Inspiration for the session came from a number of conversations I’ve had over the last few years.

My co-conspirator/co-organiser of the OKCon side event “Reality check: Ethics and Risk in Open Development,” Linda Raftree, had also been feeling uncomfortable with the framing of many open development projects, assumptions being made about how “openness + ICTs = development outcomes,” and a concern that risks and privacy were not being adequately considered.

We had been wondering whether the claims made by Open Development enthusiasts were substantiated by any demonstrable impact. For some reason, as soon as you introduce the words “open data” and “ICT,” good practice in development gets thrown out the window in the excitement to reach “the solution”.

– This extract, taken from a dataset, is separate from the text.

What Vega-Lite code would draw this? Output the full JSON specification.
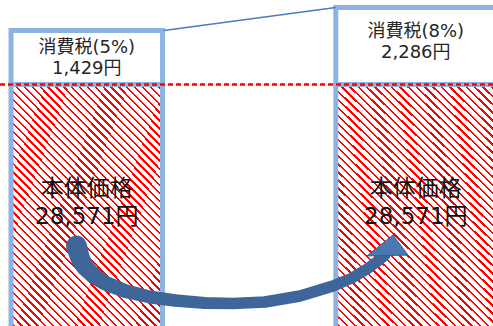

A common narrative in many “open” development projects goes along the lines of “provide access to data/information –> some magic occurs –> we see positive change.” In essence, because of the newness of this field, we only know what we think happens, we don’t know what really happens because there is a paucity of documentation and evidence.

It’s problematic that we often use the terms data, information, and knowledge interchangeably, because:
  • Data is NOT knowledge 
  • Data is NOT information 
  • Information is NOT knowledge. 
Knowledge is what you know.

It’s the result of information you’ve consumed, your education, your culture, beliefs, religion, experience – it’s intertwined with the society within which you live.

Understanding and thinking through how we get from the “openness” of data, to how this affects how and what people think, and consequently how they might act, is critical in whether “open” actually has any additional impact.

Can applying a Theory of Change help us answer this question?


At Wednesday’s session, panellist Matthew Smith from the International Development Research Centre (IDRC) talked about the commonalities across various open initiatives. Matthew argued that a larger Theory of Change (ToC) around how ‘open’ leads to change on a number of levels could allow practitioners to draw out common points. The basic theory we see in open initiatives is “put information out, get a feedback loop going, see change happen.” But open development can be sliced in many ways, and we tend to work in silos when talking about openness. We have open educational resources, open data, open government, open science, etc. We apply ideas and theories of openness in a number of domains but we are not learning across these domains.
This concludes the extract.